Today, it is virtually impossible that the world could retreat to Cold War dynamics, where countries are divided into two camps politically hostile towards each other and economically independent of each other.
Although a US-led security system has survived the end of the Cold War, few US allies would want to join the fight should confrontation take place between the two superpowers. Australia, for example, has repeatedly made it clear it would be reluctant to get involved, unless its own interests are at stake. As for China, President Xi Jinping pointed out in his speech at the Belt and Road Initiative summit last month that China does not intend to pursue any alliance but strives to foster partnerships with other countries.
Thus, it is hard to imagine that either the US or China would go to war against each other.
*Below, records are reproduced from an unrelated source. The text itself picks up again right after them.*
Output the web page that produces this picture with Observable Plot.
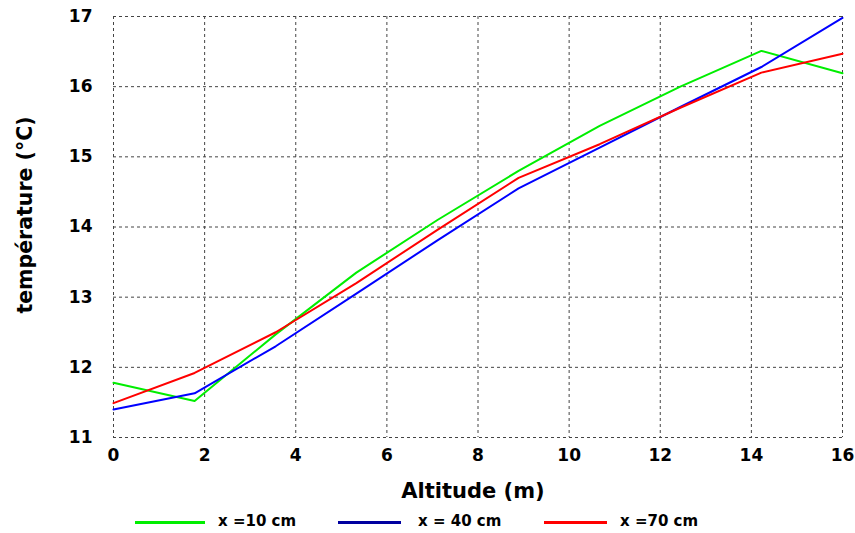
<!DOCTYPE html>
<html>
<head>
<meta charset="utf-8">
<script src="https://cdn.jsdelivr.net/npm/d3@7"></script>
<script src="https://cdn.jsdelivr.net/npm/@observablehq/plot@0.6"></script>
<style>
  html, body { margin: 0; padding: 0; background: #fff; }
  #wrap { position: relative; width: 855px; height: 533px; font-family: "DejaVu Sans", sans-serif; font-weight: bold; }
  #legend { position: absolute; left: 0; top: 510px; width: 855px; height: 24px; }
  .sw { position: absolute; top: 11px; height: 3px; }
  .lt { position: absolute; top: 2px; font-size: 15px; font-weight: bold; color: #000; white-space: nowrap; }
</style>
</head>
<body>
<div id="wrap">
  <div id="chart"></div>
  <div id="legend"></div>
</div>
<script>
const altitude = [0, 1.78, 3.56, 5.33, 7.11, 8.89, 10.67, 12.44, 14.22, 16];
const t10 = [11.78, 11.52, 12.47, 13.35, 14.10, 14.80, 15.44, 16.00, 16.51, 16.19];
const t40 = [11.40, 11.63, 12.30, 13.05, 13.81, 14.55, 15.13, 15.71, 16.28, 16.98];
const t70 = [11.49, 11.92, 12.50, 13.20, 13.96, 14.70, 15.18, 15.70, 16.20, 16.47];
const seriesNames = ["x =10 cm", "x = 40 cm", "x =70 cm"];
const seriesValues = [t10, t40, t70];
const lineColors = ["#00ee00", "#0000ff", "#ff0000"];
const legendColors = ["#00ee00", "#0000a0", "#ff0000"];
const xTicks = [0, 2, 4, 6, 8, 10, 12, 14, 16];
const yTicks = [11, 12, 13, 14, 15, 16, 17];
const xLabel = "Altitude (m)";
const yLabel = "température (°C)";

const rows = seriesNames.flatMap((s, i) => altitude.map((a, j) => ({series: s, alt: a, temp: seriesValues[i][j]})));

const chart = Plot.plot({
  width: 855,
  height: 505,
  marginLeft: 113,
  marginRight: 13,
  marginTop: 16,
  marginBottom: 68,
  style: {fontFamily: "DejaVu Sans, sans-serif", fontWeight: "bold", background: "#fff"},
  x: {domain: [0, 16]},
  y: {domain: [11, 17]},
  color: {domain: seriesNames, range: lineColors},
  marks: [
    Plot.gridX(xTicks, {stroke: "#444", strokeOpacity: 1, strokeDasharray: "3,3", strokeWidth: 1}),
    Plot.gridY(yTicks, {stroke: "#444", strokeOpacity: 1, strokeDasharray: "3,3", strokeWidth: 1}),
    Plot.axisX(xTicks, {tickSize: 0, tickPadding: 11, fontSize: 17, fontWeight: "bold", label: null, tickFormat: d3.format("d")}),
    Plot.axisY(yTicks, {tickSize: 0, tickPadding: 21, fontSize: 17, fontWeight: "bold", label: null, tickFormat: d3.format("d")}),
    Plot.line(rows, {x: "alt", y: "temp", z: "series", stroke: "series", strokeWidth: 2}),
    Plot.text([xLabel], {frameAnchor: "bottom", dy: 60, dx: -5, fontSize: 21, fontWeight: "bold", fill: "#000"}),
    Plot.text([yLabel], {frameAnchor: "left", textAnchor: "middle", dx: -88, dy: -12, rotate: -90, fontSize: 20.5, fontWeight: "bold", fill: "#000"})
  ]
});
document.getElementById("chart").appendChild(chart);

const legendPos = [[135, 218], [338, 418], [544, 620]];
const lg = document.getElementById("legend");
seriesNames.forEach((s, i) => {
  const sw = document.createElement("div");
  sw.className = "sw";
  sw.style.left = legendPos[i][0] + "px";
  sw.style.width = (i === 0 ? 70 : 63) + "px";
  sw.style.background = legendColors[i];
  lg.appendChild(sw);
  const t = document.createElement("div");
  t.className = "lt";
  t.style.left = legendPos[i][1] + "px";
  t.textContent = s;
  lg.appendChild(t);
});
</script>
</body>
</html>
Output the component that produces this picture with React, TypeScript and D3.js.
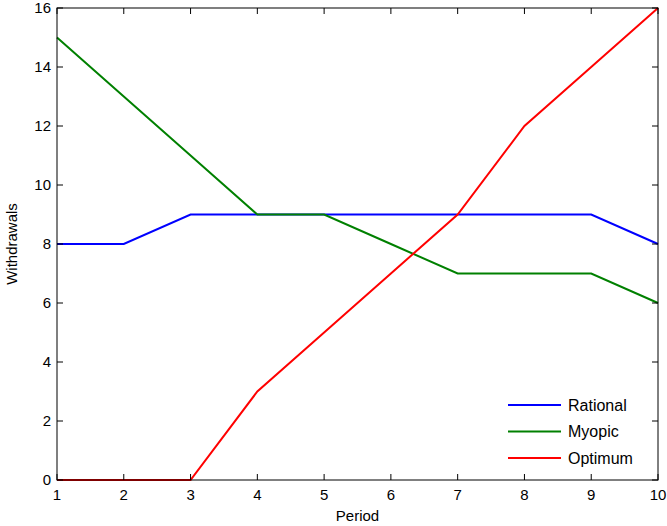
import * as React from 'react';
import * as d3 from 'd3';

const periods = [1, 2, 3, 4, 5, 6, 7, 8, 9, 10];
const rational = [8, 8, 9, 9, 9, 9, 9, 9, 9, 8];
const myopic = [15, 13, 11, 9, 9, 8, 7, 7, 7, 6];
const optimum = [0, 0, 0, 3, 5, 7, 9, 12, 14, 16];
const yTicks = [0, 2, 4, 6, 8, 10, 12, 14, 16];

const series = [
  { name: 'Rational', color: '#0000ff', values: rational },
  { name: 'Myopic', color: '#008000', values: myopic },
  { name: 'Optimum', color: '#ff0000', values: optimum },
];

export default function App() {
  const left = 57, right = 658, top = 8, bottom = 480;
  const x = d3.scaleLinear().domain([1, 10]).range([left, right]);
  const y = d3.scaleLinear().domain([0, 16]).range([bottom, top]);
  const line = d3.line<number>().x((_, i) => x(periods[i])).y(d => y(d));
  const font = 'Liberation Sans, Arial, sans-serif';
  return (
    <svg width={667} height={526} style={{ position: 'absolute', left: 0, top: 0, background: '#fff' }} fontFamily={font} fontSize={15}>
      {series.map(s => (
        <path key={s.name} d={line(s.values)!} fill="none" stroke={s.color} strokeWidth={2} />
      ))}
      <rect x={left} y={top} width={right - left} height={bottom - top} fill="none" stroke="#000" strokeWidth={1} />
      {periods.map(p => (
        <g key={p}>
          <line x1={x(p)} x2={x(p)} y1={bottom} y2={bottom - 6} stroke="#000" />
          <line x1={x(p)} x2={x(p)} y1={top} y2={top + 6} stroke="#000" />
          <text x={x(p)} y={bottom + 20} textAnchor="middle">{p}</text>
        </g>
      ))}
      {yTicks.map(t => (
        <g key={t}>
          <line x1={left} x2={left + 6} y1={y(t)} y2={y(t)} stroke="#000" />
          <line x1={right} x2={right - 6} y1={y(t)} y2={y(t)} stroke="#000" />
          <text x={left - 6} y={y(t)} dy="0.35em" textAnchor="end">{t}</text>
        </g>
      ))}
      <text x={(left + right) / 2} y={521} textAnchor="middle">Period</text>
      <text transform={`translate(17,${(top + bottom) / 2}) rotate(-90)`} textAnchor="middle">Withdrawals</text>
      {series.map((s, i) => (
        <g key={s.name} transform={`translate(0,${405 + i * 26.5})`}>
          <line x1={508} x2={561} y1={0} y2={0} stroke={s.color} strokeWidth={2} />
          <text x={568} y={0} dy="0.35em" fontSize={16}>{s.name}</text>
        </g>
      ))}
    </svg>
  );
}
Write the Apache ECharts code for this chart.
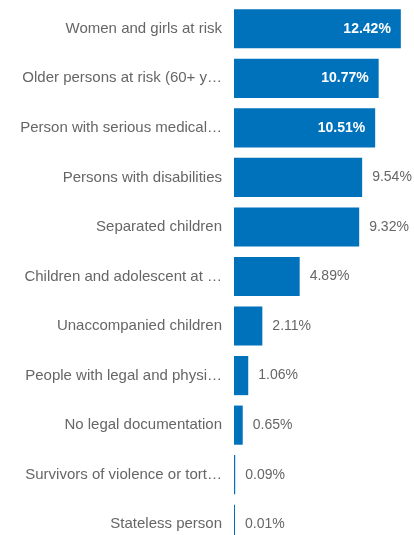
<!DOCTYPE html>
<html><head><meta charset="utf-8">
<script src="https://cdn.jsdelivr.net/npm/echarts@6/dist/echarts.min.js"></script>
<style>html,body{margin:0;padding:0;background:#fff;overflow:hidden}#c{width:414px;height:549px}</style>
</head><body><div id="c"></div>
<script>
var categories = ["Women and girls at risk","Older persons at risk (60+ years)","Person with serious medical condition","Persons with disabilities","Separated children","Children and adolescent at risk","Unaccompanied children","People with legal and physical protection needs","No legal documentation","Survivors of violence or torture","Stateless person"];
var values = [12.42, 10.77, 10.51, 9.54, 9.32, 4.89, 2.11, 1.06, 0.65, 0.09, 0.01];
var insideCount = 3;

var chart = echarts.init(document.getElementById('c'));
var data = values.map(function(v, i){
  var inside = i < insideCount;
  return {
    value: v,
    label: inside ? {position:'insideRight', color:'#fff', fontWeight:'bold', distance:10}
                  : {position:'right', color:'#666', fontWeight:'normal', distance:10}
  };
});
chart.setOption({
  animation:false,
  grid:{left:234, right:0, top:4, bottom:0, containLabel:false},
  xAxis:{type:'value', min:0, max:13.4, show:false},
  yAxis:{type:'category', inverse:true, data:categories,
    axisLine:{show:false}, axisTick:{show:false},
    axisLabel:{color:'#666', fontSize:15, fontFamily:'Liberation Sans, Arial, sans-serif', margin:12,
      width:203.5, overflow:'truncate', ellipsis:'…'}},
  series:[{type:'bar', data:data, barWidth:'79%', barMinHeight:1,
    itemStyle:{color:'#0072BC'},
    label:{show:true, fontSize:14, fontFamily:'Liberation Sans, Arial, sans-serif',
      formatter:function(p){return p.value.toFixed(2)+'%';}}}]
});
</script></body></html>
This is not necessarily because they would give up the competition, but because it will be extremely difficult for both Washington and Beijing to shape a policy consensus at home and security alliance abroad, which are necessary for a confrontation.
President Donald Trump's post-election behaviour is revealing. As a candidate, he was unmistakably hostile to China, attacking it for stealing America's jobs, engaging in unfair trade and manipulating its currency at the expense of the US. He even challenged the "one China" policy, which involves China's "core interest", after his phone conversation with Taiwan President Tsai Ing-wen.
It turned out that it took no time for President Trump to develop an "outstanding friendship" with Mr Xi at their Mar-a-Largo summit. Mr Trump emphasised that "our one China policy" remains unchanged and announced that China is no longer a currency manipulator. Instead of launching a trade war, the two countries have reached a series of new agreements on trade and economic exchanges. Even on the thorny North Korean nuclear issue, Mr Trump and Mr Xi are working with each other to put pressure on Pyongyang.
As Mr Mattis said at the IISS Shangri-La Dialogue, the two countries have common goals, common interests and will take common actions on the North Korea nuclear issue. It is worth noting that in his remarks on North Korea, Mr Mattis did not mention military action at all.
UNCERTAINTY AND STRATEGIC MISTRUST
However, the US-China relationship remains uncertain. The lack of strategic trust between Washington and Beijing - it is wishful thinking that any strategic trust could be achieved between two nations that are fundamentally different - prevents the two from establishing a sustainable cooperative relationship. Even if such a relationship could be achieved temporarily, it could become a liability rather an asset given the complexity of internal politics in both countries.
One US president's friendship with China could become a liability in the next president's policymaking process. Similarly, one Chinese leader's good terms with the US could provide his opponents with justification to sabotage him in internal politics.
But the two countries do need to work together as neither of them can overcome the existing global challenges on its own no matter how strong it is. This is essentially why strategic masterminds like Dr Henry Kissinger and the late Zbigniew Brzezinski advocated G-2, and President Xi has strived to establish a "new type of relationship between major countries".
Although their agendas, priorities and formats differ, their goal is to institutionalise the bilateral relationship so that the two countries can optimise the common interests and manage the inevitable conflicting interests. In this regard, "strategic reassurance" advocated by former US deputy state secretary James Steinberg is worth serious consideration for both Washington and Beijing.
- Huang Jing is a Lee Foundation professor on US-China relations and director of the Centre on Asia and Globalisation at the Lee Kuan Yew School of Public Policy at the National University of Singapore.